+++ Exercise material +++

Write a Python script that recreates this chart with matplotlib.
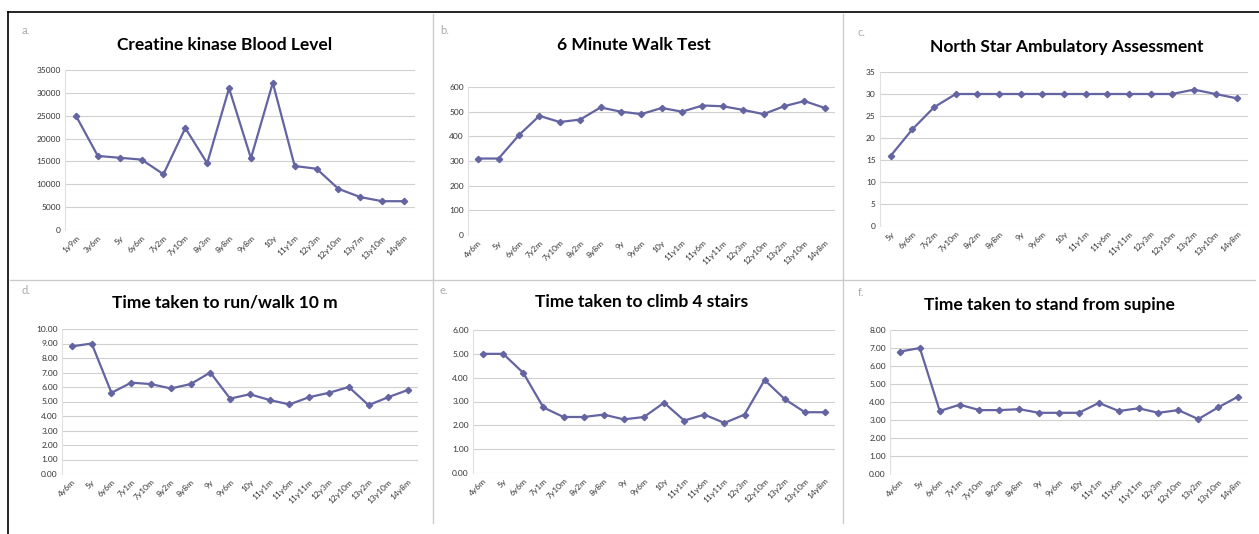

+++
+++ Exercise material +++

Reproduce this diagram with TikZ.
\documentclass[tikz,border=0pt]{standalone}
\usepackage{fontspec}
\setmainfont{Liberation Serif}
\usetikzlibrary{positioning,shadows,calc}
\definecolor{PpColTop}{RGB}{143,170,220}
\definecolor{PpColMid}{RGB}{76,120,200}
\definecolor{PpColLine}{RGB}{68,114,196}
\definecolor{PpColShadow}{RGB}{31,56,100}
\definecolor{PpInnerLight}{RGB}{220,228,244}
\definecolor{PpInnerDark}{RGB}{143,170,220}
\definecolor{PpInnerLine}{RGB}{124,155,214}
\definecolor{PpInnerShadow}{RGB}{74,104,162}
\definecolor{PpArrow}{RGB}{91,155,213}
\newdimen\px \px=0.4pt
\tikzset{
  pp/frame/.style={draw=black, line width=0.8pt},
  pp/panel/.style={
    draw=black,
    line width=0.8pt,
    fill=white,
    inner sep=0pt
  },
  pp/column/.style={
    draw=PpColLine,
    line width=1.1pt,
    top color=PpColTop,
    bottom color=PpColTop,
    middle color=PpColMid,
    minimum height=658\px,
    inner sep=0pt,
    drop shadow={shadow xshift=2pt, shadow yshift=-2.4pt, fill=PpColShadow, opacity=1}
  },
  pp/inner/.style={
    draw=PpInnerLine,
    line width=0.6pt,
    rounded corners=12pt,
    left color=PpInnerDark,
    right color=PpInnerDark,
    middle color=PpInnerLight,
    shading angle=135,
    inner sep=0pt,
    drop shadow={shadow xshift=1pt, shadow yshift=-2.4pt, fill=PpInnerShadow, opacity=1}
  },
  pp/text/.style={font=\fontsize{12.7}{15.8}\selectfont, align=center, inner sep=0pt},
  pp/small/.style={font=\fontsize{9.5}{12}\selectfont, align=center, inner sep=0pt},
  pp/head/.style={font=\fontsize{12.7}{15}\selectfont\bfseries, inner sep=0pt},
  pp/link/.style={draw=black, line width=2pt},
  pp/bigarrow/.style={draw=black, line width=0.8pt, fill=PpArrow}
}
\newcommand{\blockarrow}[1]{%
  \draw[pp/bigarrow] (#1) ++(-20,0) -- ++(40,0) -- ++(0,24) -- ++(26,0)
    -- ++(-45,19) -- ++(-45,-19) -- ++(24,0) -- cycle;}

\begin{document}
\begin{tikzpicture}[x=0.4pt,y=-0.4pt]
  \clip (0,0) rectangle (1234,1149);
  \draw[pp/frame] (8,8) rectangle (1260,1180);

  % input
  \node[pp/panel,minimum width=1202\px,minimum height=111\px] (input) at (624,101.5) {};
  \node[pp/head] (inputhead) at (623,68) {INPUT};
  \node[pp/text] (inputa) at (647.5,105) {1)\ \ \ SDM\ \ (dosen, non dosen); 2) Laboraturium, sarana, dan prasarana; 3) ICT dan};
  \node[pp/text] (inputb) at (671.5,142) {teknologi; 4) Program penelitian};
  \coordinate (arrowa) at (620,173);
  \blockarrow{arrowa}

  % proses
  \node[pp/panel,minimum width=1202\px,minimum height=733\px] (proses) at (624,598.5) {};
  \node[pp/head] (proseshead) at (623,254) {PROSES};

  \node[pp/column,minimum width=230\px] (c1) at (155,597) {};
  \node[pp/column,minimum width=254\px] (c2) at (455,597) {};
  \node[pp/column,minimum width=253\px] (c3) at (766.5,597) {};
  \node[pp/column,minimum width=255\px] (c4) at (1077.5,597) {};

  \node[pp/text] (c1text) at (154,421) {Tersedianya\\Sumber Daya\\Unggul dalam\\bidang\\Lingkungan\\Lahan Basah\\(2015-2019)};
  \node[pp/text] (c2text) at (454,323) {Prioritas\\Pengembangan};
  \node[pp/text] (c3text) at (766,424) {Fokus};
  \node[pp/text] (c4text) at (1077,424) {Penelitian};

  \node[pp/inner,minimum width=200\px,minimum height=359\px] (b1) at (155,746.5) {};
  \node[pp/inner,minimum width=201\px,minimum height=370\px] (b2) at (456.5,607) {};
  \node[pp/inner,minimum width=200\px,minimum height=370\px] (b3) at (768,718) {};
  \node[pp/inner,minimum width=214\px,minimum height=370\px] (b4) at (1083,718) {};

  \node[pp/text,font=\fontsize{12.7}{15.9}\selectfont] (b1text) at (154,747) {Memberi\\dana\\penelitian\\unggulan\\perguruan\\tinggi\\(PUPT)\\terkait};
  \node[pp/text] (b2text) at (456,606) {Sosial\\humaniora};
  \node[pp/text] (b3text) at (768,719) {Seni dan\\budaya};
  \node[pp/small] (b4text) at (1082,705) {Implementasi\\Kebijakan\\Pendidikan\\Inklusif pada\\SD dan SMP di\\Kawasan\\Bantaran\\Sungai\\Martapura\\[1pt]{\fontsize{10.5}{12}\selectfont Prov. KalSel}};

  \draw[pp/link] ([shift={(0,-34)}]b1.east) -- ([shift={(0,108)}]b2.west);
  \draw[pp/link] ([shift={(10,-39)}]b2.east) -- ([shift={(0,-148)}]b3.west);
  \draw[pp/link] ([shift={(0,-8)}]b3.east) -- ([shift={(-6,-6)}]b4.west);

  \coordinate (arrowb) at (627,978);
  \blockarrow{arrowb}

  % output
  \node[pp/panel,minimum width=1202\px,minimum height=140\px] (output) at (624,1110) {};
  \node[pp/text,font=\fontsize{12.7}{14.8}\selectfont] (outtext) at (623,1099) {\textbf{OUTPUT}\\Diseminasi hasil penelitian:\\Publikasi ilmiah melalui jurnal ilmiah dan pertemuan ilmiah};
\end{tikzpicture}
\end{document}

+++

◆ To be done
From the data above, copy out every line with the string "this" in it.

◆ Result below
Write a Python script that recreates this chart with matplotlib.
Reproduce this diagram with TikZ.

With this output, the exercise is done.